> Material shown
◆ ◆ ◆ ◆
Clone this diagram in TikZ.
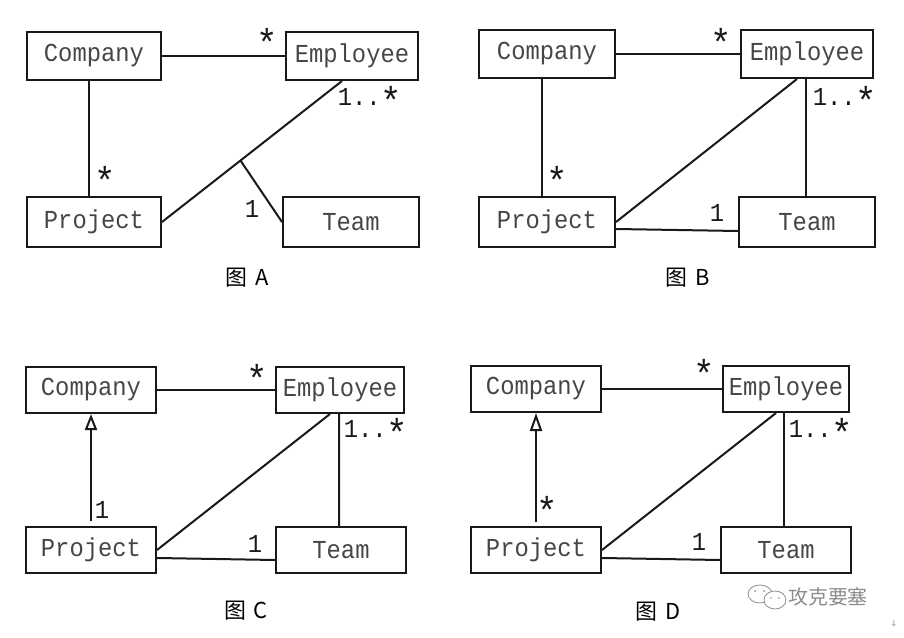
\documentclass[tikz,border=0pt]{standalone}
\usepackage{fontspec}
\usetikzlibrary{arrows.meta,calc}
\newfontfamily\monofnt[FakeStretch=0.92]{Liberation Mono}
\newfontfamily\cjk{Noto Sans CJK SC}
\newfontfamily\symfnt{DejaVu Sans}
\newcommand{\myast}{\raisebox{-9pt}{\scalebox{1.5}{*}}}
\definecolor{txtgray}{RGB}{70,70,70}
\definecolor{linecol}{RGB}{25,25,25}
\definecolor{wmgray}{RGB}{140,140,140}
\begin{document}
\begin{tikzpicture}[x=1bp,y=-1bp,
  cls/.style={draw=linecol, line width=2bp, rectangle, inner sep=0pt,
    font=\monofnt\fontsize{26}{26}\selectfont, text=txtgray},
  conn/.style={draw=linecol, line width=2bp},
  gen/.style={conn, -{Triangle[open, length=#1, width=12bp, line width=2bp]}},
  mult/.style={inner sep=0pt, font=\monofnt\fontsize{26}{26}\selectfont, text=linecol},
  figcap/.style={inner sep=0pt, font=\cjk\fontsize{22}{22}\selectfont, text=black},
]
\useasboundingbox (0,0) rectangle (904,638);
\fill[white] (0,0) rectangle (904,638);

% ---------------- Panel A ----------------
\node[cls, minimum width=134bp, minimum height=48bp] (comA) at (94,56) {Company};
\node[cls, minimum width=132bp, minimum height=48bp] (empA) at (352,56) {Employee};
\node[cls, minimum width=134bp, minimum height=50bp] (prjA) at (94,222) {Project};
\node[cls, minimum width=136bp, minimum height=50bp] (teamA) at (351,222) {Team};
\draw[conn] (comA.east) -- (empA.west);
\draw[conn] ([xshift=-5bp]comA.south) -- ([xshift=-5bp]prjA.north);
\draw[conn] (prjA.east) -- ([xshift=-10bp]empA.south);
\coordinate (brA) at ($(prjA.east)!0.436!([xshift=-10bp]empA.south)$);
\draw[conn] (brA) -- (teamA.west);
\node[mult] (mA1) at (267,42) {\myast};
\node[mult] (mA2) at (105,180) {\myast};
\node[mult] (mA3) at (252,209) {1};
\node[mult] (mA4) at (370,100) {1..\myast};
\node[figcap] (capA) at (247,278) {图\hspace{8pt}A};

% ---------------- Panel B ----------------
\node[cls, minimum width=136bp, minimum height=48bp] (comB) at (547,54) {Company};
\node[cls, minimum width=132bp, minimum height=48bp] (empB) at (807,54) {Employee};
\node[cls, minimum width=136bp, minimum height=50bp] (prjB) at (547,222) {Project};
\node[cls, minimum width=136bp, minimum height=50bp] (teamB) at (807,222) {Team};
\draw[conn] (comB.east) -- (empB.west);
\draw[conn] ([xshift=-5bp]comB.south) -- ([xshift=-5bp]prjB.north);
\draw[conn] (prjB.east) -- ([xshift=-10bp]empB.south);
\draw[conn] ([xshift=-1bp]empB.south) -- ([xshift=-1bp]teamB.north);
\draw[conn] ([yshift=-7bp]prjB.east) -- ([yshift=-9bp]teamB.west);
\node[mult] (mB1) at (721,42) {\myast};
\node[mult] (mB2) at (557,180) {\myast};
\node[mult] (mB3) at (717,213) {1};
\node[mult] (mB4) at (845,100) {1..\myast};
\node[figcap] (capB) at (688,278) {图\hspace{8pt}B};

% ---------------- Panel C ----------------
\node[cls, minimum width=130bp, minimum height=46bp] (comC) at (91,390) {Company};
\node[cls, minimum width=128bp, minimum height=46bp] (empC) at (340,390) {Employee};
\node[cls, minimum width=130bp, minimum height=46bp] (prjC) at (91,550) {Project};
\node[cls, minimum width=130bp, minimum height=46bp] (teamC) at (341,550) {Team};
\draw[conn] (comC.east) -- (empC.west);
\draw[gen=16bp] ([yshift=5bp]prjC.north) -- (comC.south);
\draw[conn] (prjC.east) -- ([xshift=-10bp]empC.south);
\draw[conn] ([xshift=-1bp]empC.south) -- ([xshift=-2bp]teamC.north);
\draw[conn] ([yshift=-8bp]prjC.east) -- ([yshift=-10bp]teamC.west);
\node[mult] (mC1) at (257,378) {\myast};
\node[mult] (mC2) at (102,510) {1};
\node[mult] (mC3) at (255,544) {1};
\node[mult] (mC4) at (376,432) {1..\myast};
\node[figcap] (capC) at (246,611) {图\hspace{8pt}C};

% ---------------- Panel D ----------------
\node[cls, minimum width=130bp, minimum height=46bp] (comD) at (536,389) {Company};
\node[cls, minimum width=126bp, minimum height=46bp] (empD) at (786,389) {Employee};
\node[cls, minimum width=130bp, minimum height=46bp] (prjD) at (536,550) {Project};
\node[cls, minimum width=130bp, minimum height=46bp] (teamD) at (786,550) {Team};
\draw[conn] (comD.east) -- (empD.west);
\draw[gen=18bp] ([yshift=4bp]prjD.north) -- (comD.south);
\draw[conn] (prjD.east) -- ([xshift=-10bp]empD.south);
\draw[conn] ([xshift=-2bp]empD.south) -- ([xshift=-2bp]teamD.north);
\draw[conn] ([yshift=-8bp]prjD.east) -- ([yshift=-10bp]teamD.west);
\node[mult] (mD1) at (704,373) {\myast};
\node[mult] (mD2) at (547,510) {\myast};
\node[mult] (mD3) at (699,542) {1};
\node[mult] (mD4) at (821,432) {1..\myast};
\node[figcap] (capD) at (658,612) {图\hspace{8pt}D};

% ---------------- Watermark ----------------
\draw[wmgray, line width=0.8pt] (760,594) ellipse [x radius=12bp, y radius=9bp];
\draw[wmgray, line width=0.8pt, fill=white] (775,600) ellipse [x radius=11bp, y radius=9bp];
\fill[wmgray] (755,591) circle (1bp) (764,591) circle (1bp) (771,598) circle (0.9bp) (779,598) circle (0.9bp);
\node[inner sep=0pt, font=\cjk\fontsize{20}{20}\selectfont, text=wmgray] (wm) at (828,597) {攻克要塞};
\node[inner sep=0pt, font=\symfnt\fontsize{8}{8}\selectfont, text=wmgray] (arr) at (894,624) {↓};
\end{tikzpicture}
\end{document}
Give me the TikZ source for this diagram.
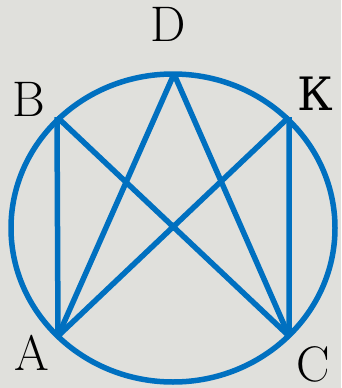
\documentclass[tikz,border=0pt]{standalone}
\usepackage{fontspec}
\newfontfamily\cyrfont{DejaVu Serif}
\usepackage{tikz}
\usetikzlibrary{positioning, calc}
\usepackage{xcolor}
\definecolor{figblue}{HTML}{0070C0}
\definecolor{paper}{HTML}{E0E0DC}

\tikzset{
    edge/.style={draw=figblue, line width=5.5pt, line join=round},
    vlabel/.style={inner sep=0pt, anchor=center, font=\fontsize{50}{50}\selectfont}
}

\begin{document}
\begin{tikzpicture}[x=1pt, y=-1pt]
                \fill[paper] (0,0) rectangle (341,388);
                \useasboundingbox (0,0) rectangle (341,388);
                % points on the circle
                \coordinate (D) at (174,74);
                \coordinate (B) at (57,117);
                \coordinate (K) at (289,117);
                \coordinate (A) at (58,336);
                \coordinate (C) at (289,336);
                % chords
                \draw[edge] (B) -- (A) (K) -- (C);
                \draw[edge] (B) -- (C) (K) -- (A);
                \draw[edge] (D) -- (A) (D) -- (C);
                \draw[edge] (173,228) ellipse [x radius=162, y radius=154];
                % letters
                \node[vlabel] (lD) at (168,24) {D};
                \node[vlabel] (lB) at (29,99) {B};
                \node[vlabel] (lK) at (315,94) {\cyrfont\fontsize{46}{46}\selectfont К};
                \node[vlabel] (lA) at (32,353) {A};
                \node[vlabel] (lC) at (313,364) {C};
            \end{tikzpicture}
\end{document}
◆ ◆ ◆ ◆
> Directive
Reproduce the material above verbatim; omit every picture.

> Solution
Clone this diagram in TikZ.
\documentclass[tikz,border=0pt]{standalone}
\usepackage{fontspec}
\usetikzlibrary{arrows.meta,calc}
\newfontfamily\monofnt[FakeStretch=0.92]{Liberation Mono}
\newfontfamily\cjk{Noto Sans CJK SC}
\newfontfamily\symfnt{DejaVu Sans}
\newcommand{\myast}{\raisebox{-9pt}{\scalebox{1.5}{*}}}
\definecolor{txtgray}{RGB}{70,70,70}
\definecolor{linecol}{RGB}{25,25,25}
\definecolor{wmgray}{RGB}{140,140,140}
\begin{document}
\begin{tikzpicture}[x=1bp,y=-1bp,
  cls/.style={draw=linecol, line width=2bp, rectangle, inner sep=0pt,
    font=\monofnt\fontsize{26}{26}\selectfont, text=txtgray},
  conn/.style={draw=linecol, line width=2bp},
  gen/.style={conn, -{Triangle[open, length=#1, width=12bp, line width=2bp]}},
  mult/.style={inner sep=0pt, font=\monofnt\fontsize{26}{26}\selectfont, text=linecol},
  figcap/.style={inner sep=0pt, font=\cjk\fontsize{22}{22}\selectfont, text=black},
]
\useasboundingbox (0,0) rectangle (904,638);
\fill[white] (0,0) rectangle (904,638);

% ---------------- Panel A ----------------
\node[cls, minimum width=134bp, minimum height=48bp] (comA) at (94,56) {Company};
\node[cls, minimum width=132bp, minimum height=48bp] (empA) at (352,56) {Employee};
\node[cls, minimum width=134bp, minimum height=50bp] (prjA) at (94,222) {Project};
\node[cls, minimum width=136bp, minimum height=50bp] (teamA) at (351,222) {Team};
\draw[conn] (comA.east) -- (empA.west);
\draw[conn] ([xshift=-5bp]comA.south) -- ([xshift=-5bp]prjA.north);
\draw[conn] (prjA.east) -- ([xshift=-10bp]empA.south);
\coordinate (brA) at ($(prjA.east)!0.436!([xshift=-10bp]empA.south)$);
\draw[conn] (brA) -- (teamA.west);
\node[mult] (mA1) at (267,42) {\myast};
\node[mult] (mA2) at (105,180) {\myast};
\node[mult] (mA3) at (252,209) {1};
\node[mult] (mA4) at (370,100) {1..\myast};
\node[figcap] (capA) at (247,278) {图\hspace{8pt}A};

% ---------------- Panel B ----------------
\node[cls, minimum width=136bp, minimum height=48bp] (comB) at (547,54) {Company};
\node[cls, minimum width=132bp, minimum height=48bp] (empB) at (807,54) {Employee};
\node[cls, minimum width=136bp, minimum height=50bp] (prjB) at (547,222) {Project};
\node[cls, minimum width=136bp, minimum height=50bp] (teamB) at (807,222) {Team};
\draw[conn] (comB.east) -- (empB.west);
\draw[conn] ([xshift=-5bp]comB.south) -- ([xshift=-5bp]prjB.north);
\draw[conn] (prjB.east) -- ([xshift=-10bp]empB.south);
\draw[conn] ([xshift=-1bp]empB.south) -- ([xshift=-1bp]teamB.north);
\draw[conn] ([yshift=-7bp]prjB.east) -- ([yshift=-9bp]teamB.west);
\node[mult] (mB1) at (721,42) {\myast};
\node[mult] (mB2) at (557,180) {\myast};
\node[mult] (mB3) at (717,213) {1};
\node[mult] (mB4) at (845,100) {1..\myast};
\node[figcap] (capB) at (688,278) {图\hspace{8pt}B};

% ---------------- Panel C ----------------
\node[cls, minimum width=130bp, minimum height=46bp] (comC) at (91,390) {Company};
\node[cls, minimum width=128bp, minimum height=46bp] (empC) at (340,390) {Employee};
\node[cls, minimum width=130bp, minimum height=46bp] (prjC) at (91,550) {Project};
\node[cls, minimum width=130bp, minimum height=46bp] (teamC) at (341,550) {Team};
\draw[conn] (comC.east) -- (empC.west);
\draw[gen=16bp] ([yshift=5bp]prjC.north) -- (comC.south);
\draw[conn] (prjC.east) -- ([xshift=-10bp]empC.south);
\draw[conn] ([xshift=-1bp]empC.south) -- ([xshift=-2bp]teamC.north);
\draw[conn] ([yshift=-8bp]prjC.east) -- ([yshift=-10bp]teamC.west);
\node[mult] (mC1) at (257,378) {\myast};
\node[mult] (mC2) at (102,510) {1};
\node[mult] (mC3) at (255,544) {1};
\node[mult] (mC4) at (376,432) {1..\myast};
\node[figcap] (capC) at (246,611) {图\hspace{8pt}C};

% ---------------- Panel D ----------------
\node[cls, minimum width=130bp, minimum height=46bp] (comD) at (536,389) {Company};
\node[cls, minimum width=126bp, minimum height=46bp] (empD) at (786,389) {Employee};
\node[cls, minimum width=130bp, minimum height=46bp] (prjD) at (536,550) {Project};
\node[cls, minimum width=130bp, minimum height=46bp] (teamD) at (786,550) {Team};
\draw[conn] (comD.east) -- (empD.west);
\draw[gen=18bp] ([yshift=4bp]prjD.north) -- (comD.south);
\draw[conn] (prjD.east) -- ([xshift=-10bp]empD.south);
\draw[conn] ([xshift=-2bp]empD.south) -- ([xshift=-2bp]teamD.north);
\draw[conn] ([yshift=-8bp]prjD.east) -- ([yshift=-10bp]teamD.west);
\node[mult] (mD1) at (704,373) {\myast};
\node[mult] (mD2) at (547,510) {\myast};
\node[mult] (mD3) at (699,542) {1};
\node[mult] (mD4) at (821,432) {1..\myast};
\node[figcap] (capD) at (658,612) {图\hspace{8pt}D};

% ---------------- Watermark ----------------
\draw[wmgray, line width=0.8pt] (760,594) ellipse [x radius=12bp, y radius=9bp];
\draw[wmgray, line width=0.8pt, fill=white] (775,600) ellipse [x radius=11bp, y radius=9bp];
\fill[wmgray] (755,591) circle (1bp) (764,591) circle (1bp) (771,598) circle (0.9bp) (779,598) circle (0.9bp);
\node[inner sep=0pt, font=\cjk\fontsize{20}{20}\selectfont, text=wmgray] (wm) at (828,597) {攻克要塞};
\node[inner sep=0pt, font=\symfnt\fontsize{8}{8}\selectfont, text=wmgray] (arr) at (894,624) {↓};
\end{tikzpicture}
\end{document}
Give me the TikZ source for this diagram.
\documentclass[tikz,border=0pt]{standalone}
\usepackage{fontspec}
\newfontfamily\cyrfont{DejaVu Serif}
\usepackage{tikz}
\usetikzlibrary{positioning, calc}
\usepackage{xcolor}
\definecolor{figblue}{HTML}{0070C0}
\definecolor{paper}{HTML}{E0E0DC}

\tikzset{
    edge/.style={draw=figblue, line width=5.5pt, line join=round},
    vlabel/.style={inner sep=0pt, anchor=center, font=\fontsize{50}{50}\selectfont}
}

\begin{document}
\begin{tikzpicture}[x=1pt, y=-1pt]
                \fill[paper] (0,0) rectangle (341,388);
                \useasboundingbox (0,0) rectangle (341,388);
                % points on the circle
                \coordinate (D) at (174,74);
                \coordinate (B) at (57,117);
                \coordinate (K) at (289,117);
                \coordinate (A) at (58,336);
                \coordinate (C) at (289,336);
                % chords
                \draw[edge] (B) -- (A) (K) -- (C);
                \draw[edge] (B) -- (C) (K) -- (A);
                \draw[edge] (D) -- (A) (D) -- (C);
                \draw[edge] (173,228) ellipse [x radius=162, y radius=154];
                % letters
                \node[vlabel] (lD) at (168,24) {D};
                \node[vlabel] (lB) at (29,99) {B};
                \node[vlabel] (lK) at (315,94) {\cyrfont\fontsize{46}{46}\selectfont К};
                \node[vlabel] (lA) at (32,353) {A};
                \node[vlabel] (lC) at (313,364) {C};
            \end{tikzpicture}
\end{document}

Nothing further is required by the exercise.